Make sure to check out our map to find whether your school's grade went up, down or remained flat. Dive in. And let us know what you're finding.
The proportional breakdown of school grades remained mostly stable for the 2012-13 school year compared to previous years. According to data released by the Department of Education on Wednesday, more than 60 percent of the city's public schools received A's or B's on their annual progress reports; 9 percent of schools received D's or F's.
Charter schools and new high schools outperformed other schools, with 69 percent of charters receiving A's or B's.
The more notable changes were in the college readiness category. This year, 31.4 percent of students who entered high school four years ago had the grades needed to be considered ready for college, a gain of nearly 3 percentage points since last year. This figure climbed to 46.8 percent when only including students who graduated versus 43.6 percent last year.
High school report cards already take into account these college readiness figures.

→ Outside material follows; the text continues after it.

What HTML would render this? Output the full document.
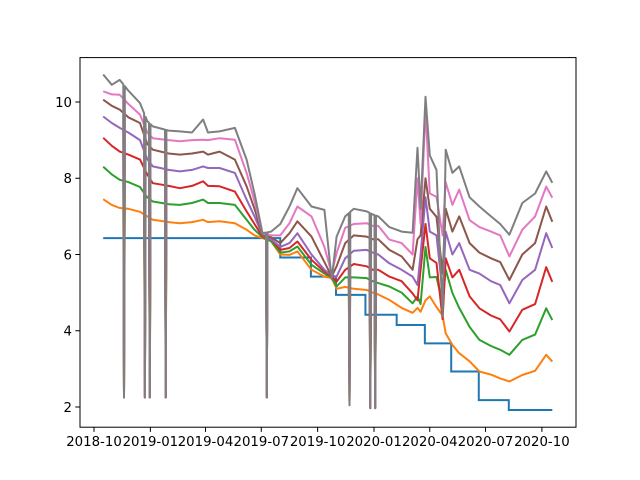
<!DOCTYPE html>
<html><head><meta charset="utf-8"><style>
html,body{margin:0;padding:0;background:#fff;}
svg{display:block;font-family:"DejaVu Sans","Liberation Sans",sans-serif;}
</style></head><body>
<svg id="chart" width="640" height="480" viewBox="0 0 640 480"></svg>
<script>
const stepDates=["2018-10-16","2019-08-01","2019-09-20","2019-10-31","2019-12-18","2020-02-07","2020-03-24","2020-05-06","2020-06-20","2020-08-08","2020-10-18"];
const stepValues=[6.43,5.92,5.42,4.94,4.42,4.15,3.67,2.93,2.18,1.92,1.92];
const dates=["2018-10-16","2018-10-30","2018-11-12","2018-11-26","2018-12-15","2018-12-27","2019-01-05","2019-01-31","2019-02-18","2019-03-10","2019-03-28","2019-04-05","2019-04-24","2019-05-19","2019-06-07","2019-06-20","2019-07-03","2019-07-17","2019-08-01","2019-08-16","2019-08-29","2019-09-21","2019-10-12","2019-10-24","2019-11-01","2019-11-15","2019-11-29","2019-12-20","2019-12-30","2020-01-08","2020-01-26","2020-02-15","2020-03-04","2020-03-12","2020-03-17","2020-03-25","2020-04-01","2020-04-12","2020-04-22","2020-04-27","2020-05-08","2020-05-19","2020-06-05","2020-06-21","2020-07-10","2020-07-25","2020-08-09","2020-08-30","2020-09-20","2020-10-08","2020-10-18"];
const orange=[7.45,7.3,7.22,7.2,7.12,7.0,6.91,6.85,6.82,6.85,6.91,6.85,6.87,6.82,6.65,6.5,6.43,6.35,6.0,5.99,6.08,5.6,5.42,5.38,5.1,5.15,5.1,5.07,5.0,4.95,4.81,4.6,4.47,4.6,4.5,4.8,4.9,4.62,4.4,3.93,3.63,3.41,3.2,2.93,2.85,2.75,2.67,2.84,2.95,3.37,3.19];
const green=[8.3,8.1,7.96,7.9,7.77,7.5,7.39,7.32,7.3,7.35,7.44,7.35,7.35,7.3,6.91,6.65,6.45,6.35,6.05,6.08,6.21,5.73,5.5,5.4,5.16,5.4,5.4,5.38,5.3,5.25,5.16,5.0,4.72,4.9,4.7,6.2,5.4,5.41,4.7,5.6,4.99,4.6,4.1,3.76,3.6,3.5,3.37,3.76,3.9,4.59,4.28];
const red=[9.06,8.85,8.7,8.62,8.49,8.1,7.87,7.8,7.74,7.8,7.92,7.8,7.79,7.65,7.13,6.8,6.47,6.4,6.12,6.17,6.34,5.86,5.55,5.42,5.29,5.6,5.75,5.69,5.6,5.6,5.42,5.3,4.98,4.8,5.6,6.8,5.9,5.78,4.3,5.9,5.4,5.6,4.9,4.59,4.4,4.3,3.98,4.55,4.7,5.67,5.28];
const purple=[9.62,9.45,9.32,9.2,9.0,8.5,8.31,8.22,8.18,8.22,8.31,8.27,8.27,8.14,7.44,7.0,6.5,6.4,6.2,6.3,6.56,6.0,5.6,5.45,5.42,5.9,6.1,6.12,6.05,6.0,5.77,5.6,5.42,5.2,6.0,7.5,6.6,6.5,5.0,6.6,6.0,6.3,5.6,5.5,5.3,5.2,4.72,5.33,5.6,6.56,6.17];
const brown=[10.06,9.9,9.8,9.6,9.45,8.9,8.75,8.65,8.62,8.65,8.7,8.62,8.7,8.49,7.79,7.2,6.52,6.45,6.3,6.56,6.87,6.47,5.8,5.42,5.69,6.3,6.5,6.47,6.4,6.4,6.12,5.95,5.6,6.4,6.5,8.0,7.2,6.99,5.5,7.2,6.6,7.0,6.3,6.05,5.9,5.8,5.33,6.0,6.3,7.26,6.86];
const pink=[10.28,10.2,10.19,9.95,9.67,9.2,9.05,9.0,8.97,9.0,9.01,9.0,9.05,9.01,8.14,7.4,6.55,6.5,6.5,6.82,7.26,7.0,6.2,5.5,6.04,6.7,6.8,6.82,6.75,6.75,6.39,6.3,6.0,8.0,6.8,9.8,7.6,7.51,6.5,7.9,7.3,7.7,6.9,6.72,6.6,6.5,5.95,6.65,7.0,7.78,7.49];
const gray=[10.72,10.45,10.58,10.3,9.97,9.5,9.36,9.25,9.23,9.2,9.54,9.2,9.23,9.32,8.49,7.6,6.56,6.6,6.8,7.26,7.74,7.26,7.17,5.35,6.47,7.0,7.2,7.13,7.05,7.0,6.72,6.6,6.57,8.8,7.2,10.14,8.6,8.22,4.37,8.75,8.14,8.31,7.5,7.26,7.0,6.8,6.52,7.35,7.6,8.18,7.88];
const dropDates=["2018-11-19","2018-12-23","2018-12-31","2019-01-26","2019-07-10","2019-11-22","2019-12-26","2020-01-03"];
const dropValues=[2.25,2.25,2.25,2.25,2.25,2.05,1.97,1.97];
const yTicks=[2,4,6,8,10];
const xTicks=["2018-10-01","2019-01-01","2019-04-01","2019-07-01","2019-10-01","2020-01-01","2020-04-01","2020-07-01","2020-10-01"];
const xTickLabels=["2018-10","2019-01","2019-04","2019-07","2019-10","2020-01","2020-04","2020-07","2020-10"];

const NS="http://www.w3.org/2000/svg";
const svg=document.getElementById('chart');
const L=80,R=576,T=57.6,B=427.2;
const t0=Date.parse("2018-10-01"), day=86400000;
function tday(d){return (Date.parse(d)-t0)/day;}
function xt(t){return 94+t*0.6127;}
function xs(d){return xt(tday(d));}
function ys(v){return 407-(v-2)*38.125;}
function mk(tag,attrs){const e=document.createElementNS(NS,tag);for(const k in attrs)e.setAttribute(k,attrs[k]);svg.appendChild(e);return e;}

const clip=document.createElementNS(NS,'clipPath');clip.setAttribute('id','pc');
const cr=document.createElementNS(NS,'rect');cr.setAttribute('x',L);cr.setAttribute('y',T);cr.setAttribute('width',R-L);cr.setAttribute('height',B-T);
clip.appendChild(cr);svg.appendChild(clip);

let sp='';
for(let i=0;i<stepDates.length;i++){
  const x=xs(stepDates[i]),y=ys(stepValues[i]);
  if(i===0)sp+='M'+x+' '+y;else sp+=' L'+x+' '+ys(stepValues[i-1])+' L'+x+' '+y;
}
const blue=mk('path',{d:sp,fill:'none',stroke:'#1f77b4','stroke-width':2,'clip-path':'url(#pc)'});



function interp(vals,t){
  const ts=dates.map(tday);
  for(let i=1;i<ts.length;i++){if(t<=ts[i]){const f=(t-ts[i-1])/(ts[i]-ts[i-1]);return vals[i-1]+f*(vals[i]-vals[i-1]);}}
  return vals[vals.length-1];
}
const series=[["series-2",orange,'#ff7f0e'],["series-3",green,'#2ca02c'],["series-4",red,'#d62728'],["series-5",purple,'#9467bd'],["series-6",brown,'#8c564b'],["series-7",pink,'#e377c2'],["series-8",gray,'#7f7f7f']];
series.forEach(s=>{
  const vals=s[1];
  let pts=dates.map((d,i)=>[tday(d),vals[i]]);
  dropDates.forEach((d,j)=>{
    const t=tday(d);
    pts.push([t-1.2,interp(vals,t-1.2)],[t,dropValues[j]],[t+1.2,interp(vals,t+1.2)]);
  });
  pts.sort((a,b)=>a[0]-b[0]);
  const dstr=pts.map((p,i)=>(i?'L':'M')+xt(p[0]).toFixed(1)+' '+ys(p[1]).toFixed(1)).join(' ');
  const p=mk('path',{d:dstr,fill:'none',stroke:s[2],'stroke-width':2,'stroke-linejoin':'round','clip-path':'url(#pc)'});
  
  
});

const frame=mk('rect',{x:L,y:T,width:R-L,height:B-T,fill:'none',stroke:'#000','stroke-width':1});



yTicks.forEach(v=>{
  const y=ys(v);
  const tk=mk('line',{x1:L-4.7,x2:L,y1:y,y2:y,stroke:'#000','stroke-width':1});
  
  
  const tx=mk('text',{x:L-8,y:y+4.8,'text-anchor':'end','font-size':13.3,fill:'#000'});
  tx.textContent=v;
  
  
});
xTicks.forEach((d,i)=>{
  const x=xs(d);
  const tk=mk('line',{x1:x,x2:x,y1:B,y2:B+4.7,stroke:'#000','stroke-width':1});
  
  
  const tx=mk('text',{x:x,y:B+19,'text-anchor':'middle','font-size':13.3,fill:'#000'});
  tx.textContent=xTickLabels[i];
  
  
});
</script>
</body></html>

But this year, for the first time, they also included a measure of what the city called "persistence," or the ability to stay college. A total of 48 percent of students who entered high school six years ago have either graduated, demonstrated college readiness or have enrolled in college for three consecutive semesters.
This means that among students who were supposed to graduate in 2011, there are many who stayed in college even though the city didn't think their grades were strong enough. Schools that did well on this factor were rewarded extra points.